The opening of Adrift is eerily reminiscent of that of the main festival’s Orbital Decay – sure, “astronaut must fight for survival after an EVA gone wrong” isn’t the world’s most recondite premise, but it’s been almost ten years since the movie Gravity (sidenote – it’s been almost ten years since the movie Gravity???) and I don’t remember playing any other bits of IF with this exact setup, so I’m very curious about what’s in the water that led to this coincidence.
At any rate, it’s a grabby way to open a game and it’s effective here too. Unlike Orbital Decay, Adrift is a parser game, so proceedings are unsurprisingly more puzzle-oriented. It’s also unfinished, consisting of just the first two challenges and ending after you manage to get back to your shuttle. This isn’t a completely polished slice of the game released separately as a teaser, mind – there are lots of indications that the game still needs some love and care, from a fair number of typos to the noticeable fall-off in scenery objects as the excerpt reaches its end. The puzzles also suffer from a bit of guess-the-verb-itis, with the second in particular requiring the player to type a vaguer approach to the solution because the more specific commands aren’t recognized (Spoiler - click to show)(I’d realized that I needed to swing the crate on my spacesuit’s tether, but all my attempts to TIE or ATTACH it failed; turns out you just need to SWING CRATE).
This is all fair enough for the Back Garden, though, and I was still able to enjoy the teaser for what it is, and would look forward to playing the completed game.
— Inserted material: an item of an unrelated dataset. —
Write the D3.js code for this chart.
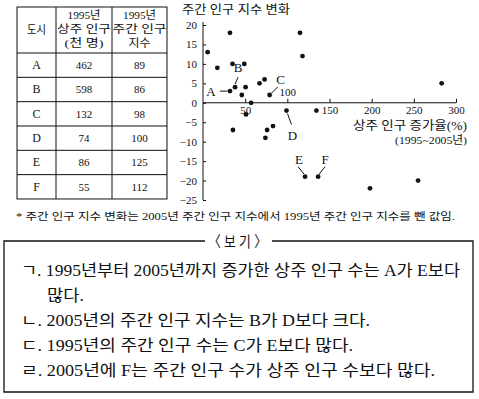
<!DOCTYPE html>
<html><head><meta charset="utf-8">
<script src="https://cdn.jsdelivr.net/npm/d3@7"></script>
<style>
html,body{margin:0;padding:0;background:#fff;}
svg{display:block;}
text{font-family:"Liberation Serif","Noto Sans CJK KR",serif;fill:#111;}
</style></head>
<body>
<svg id="c" width="479" height="399"></svg>
<script>
// ---- data ----
const cities = ["A","B","C","D","E","F"];
const residentPop1995 = [462,598,132,74,86,55];
const dayIndex1995 = [89,86,98,100,125,112];
const tableHeaders = [["도시"],["1995년","상주 인구","(천 명)"],["1995년","주간 인구","지수"]];

// scatter: x = resident population growth rate (%), y = change of day index
const growthRate = [5.5,17,32,35,49,32,38,46,50.5,57,51,35.5,67,73,79,83,76,74,99,115,118,134.5,121,136.5,198,255,283];
const indexChange = [13,9,18,10,10,3,4,2,4,0,-3,-7,5,6,2,-6,-7,-9,-2,18,12,-2,-19,-19,-22,-20,5];
// labelled points: index into arrays
const labelled = [{name:"A",i:5},{name:"B",i:6},{name:"C",i:14},{name:"D",i:18},{name:"E",i:22},{name:"F",i:23}];

const xTicks = [50,100,150,200,250,300];
const yTicks = [20,15,10,5,0,-5,-10,-15,-20,-25];

const chartTitle = "주간 인구 지수 변화";
const xTitle1 = "상주 인구 증가율(%)";
const xTitle2 = "(1995~2005년)";
const footnote = "* 주간 인구 지수 변화는 2005년 주간 인구 지수에서 1995년 주간 인구 지수를 뺀 값임.";
const boxTitle = "〈 보 기 〉";
const boxLines = [
  "ㄱ. 1995년부터 2005년까지 증가한 상주 인구 수는 A가 E보다",
  "많다.",
  "ㄴ. 2005년의 주간 인구 지수는 B가 D보다 크다.",
  "ㄷ. 1995년의 주간 인구 수는 C가 E보다 많다.",
  "ㄹ. 2005년에 F는 주간 인구 수가 상주 인구 수보다 많다."
];

const svg = d3.select("#c");
function fit(sel, w){ sel.attr("textLength",w).attr("lengthAdjust","spacingAndGlyphs"); return sel; }

// ---- table ----
const colX = [17,56,112,167];
const rowY = [7,53];
for(let k=1;k<=6;k++) rowY.push(53 + k*24.33);
const tg = svg.append("g");
tg.append("rect").attr("x",colX[0]).attr("y",rowY[0]).attr("width",colX[3]-colX[0]).attr("height",rowY[7]-rowY[0])
  .attr("fill","none").attr("stroke","#111").attr("stroke-width",1);
colX.slice(1,3).forEach(x=>tg.append("line").attr("x1",x).attr("x2",x).attr("y1",rowY[0]).attr("y2",rowY[7]).attr("stroke","#111"));
rowY.slice(1,7).forEach(y=>tg.append("line").attr("x1",colX[0]).attr("x2",colX[3]).attr("y1",y).attr("y2",y).attr("stroke","#111"));
const colC = [0,1,2].map(j=>(colX[j]+colX[j+1])/2);
const headW = [[19],[33,54,39],[33,54,22]];
tableHeaders.forEach((h,j)=>{
  const base = h.length===1 ? [34] : [19,33,47];
  h.forEach((s,k)=>fit(tg.append("text").attr("x",colC[j]).attr("y",base[k]).attr("text-anchor","middle")
    .attr("font-size", h.length===1?12:11).text(s), headW[j][k]));
});
cities.forEach((c,i)=>{
  const y = (rowY[i+1]+rowY[i+2])/2 + 4;
  tg.append("text").attr("x",colC[0]).attr("y",y).attr("text-anchor","middle").attr("font-size",12).text(c);
  tg.append("text").attr("x",colC[1]).attr("y",y).attr("text-anchor","middle").attr("font-size",11).text(residentPop1995[i]);
  tg.append("text").attr("x",colC[2]).attr("y",y).attr("text-anchor","middle").attr("font-size",11).text(dayIndex1995[i]);
});

// ---- scatter ----
const x = d3.scaleLinear().domain([0,300]).range([203,456]);
const y = d3.scaleLinear().domain([-25,20]).range([200,25]);
const cg = svg.append("g");

const ya = cg.append("g").attr("transform",`translate(${x(0)},0)`)
  .call(d3.axisLeft(y).tickValues(yTicks).tickSize(-3).tickSizeOuter(0).tickPadding(6).tickFormat(d=>d<0?"\u2212"+(-d):d));
ya.select(".domain").attr("d",`M0,22V${y(-25)}`);
const xa = cg.append("g").attr("transform",`translate(0,${y(0)})`)
  .call(d3.axisBottom(x).tickValues(xTicks).tickSize(-4).tickSizeOuter(0).tickPadding(3));
xa.select(".domain").attr("d",`M${x(0)},0H${x(300)}`);
[ya,xa].forEach(a=>{a.selectAll("path,line").attr("stroke","#111");a.selectAll("text").attr("font-size",11).attr("font-family","Liberation Serif").attr("fill","#111");});
xa.selectAll(".tick").filter(d=>d===100).select("text").attr("y",-15);

cg.selectAll("circle").data(growthRate).join("circle")
  .attr("cx",d=>x(d)).attr("cy",(d,i)=>y(indexChange[i])).attr("r",2.4).attr("fill","#111");

fit(cg.append("text").attr("x",182).attr("y",14).attr("font-size",12).text(chartTitle),108);
fit(cg.append("text").attr("x",353).attr("y",130).attr("font-size",12).text(xTitle1),114);
fit(cg.append("text").attr("x",395).attr("y",144).attr("font-size",11).text(xTitle2),72);

// annotations: label offset relative to point, leader from label to point
const ann = {
  A:{lx:-19,ly:5,l1:[-10,0],l2:[-2.5,0]},
  B:{lx:3,ly:-15,l1:[3,-10],l2:[0,-3]},
  C:{lx:11,ly:-11,l1:[8,-8],l2:[2,-2]},
  D:{lx:6,ly:29,l1:[5,14],l2:[1,3]},
  E:{lx:-6,ly:-13,l1:[-7,-10],l2:[-1,-2.5]},
  F:{lx:7,ly:-13,l1:[7,-10],l2:[1,-2.5]}
};
labelled.forEach(L=>{
  const px = x(growthRate[L.i]), py = y(indexChange[L.i]), a = ann[L.name];
  cg.append("text").attr("x",px+a.lx).attr("y",py+a.ly).attr("text-anchor","middle").attr("font-size",13).text(L.name);
  cg.append("line").attr("x1",px+a.l1[0]).attr("y1",py+a.l1[1]).attr("x2",px+a.l2[0]).attr("y2",py+a.l2[1])
    .attr("stroke","#111").attr("stroke-width",1);
});

// ---- footnote ----
fit(svg.append("text").attr("x",16).attr("y",220).attr("font-size",10).text(footnote),439);

// ---- box ----
const bx0=4,bx1=473,by0=241,by1=392;
const bg = svg.append("g");
bg.append("path").attr("d",`M205,${by0}H${bx0}V${by1}H${bx1}V${by0}H272`).attr("fill","none").attr("stroke","#111").attr("stroke-width",1.3);
fit(bg.append("text").attr("x",208).attr("y",247).attr("font-size",15).text(boxTitle),59);
const lineX=[21,47,21,21,21], lineY=[276,301,326,351,376], lineW=[439,37,349,332,414];
boxLines.forEach((s,i)=>fit(bg.append("text").attr("x",lineX[i]).attr("y",lineY[i]).attr("font-size",16).text(s),lineW[i]));
</script>
</body></html>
For one thing, there’s more worldbuilding and personality on display here than the lost-in-space setup strictly requires, with integrated flashbacks lightly sketching an alternate history where the Soviet Union stuck around and showing our cosmonaut hero pining for his Lyudmilla, which mixes up the more-typical all-American space fantasy (albeit the war in Ukraine makes this less fun than it could be, sadly). There’s also some cool pixel-art headers that shift as you play, helping to set the mood, and I liked the physics-based nature of the puzzles, which made them satisfying to solve. As a result, it’s not too hard to squint and see what the more robust finished product would look like after completing the design and some rigorous testing, so I hope this review sends a strong signal to the author to get working!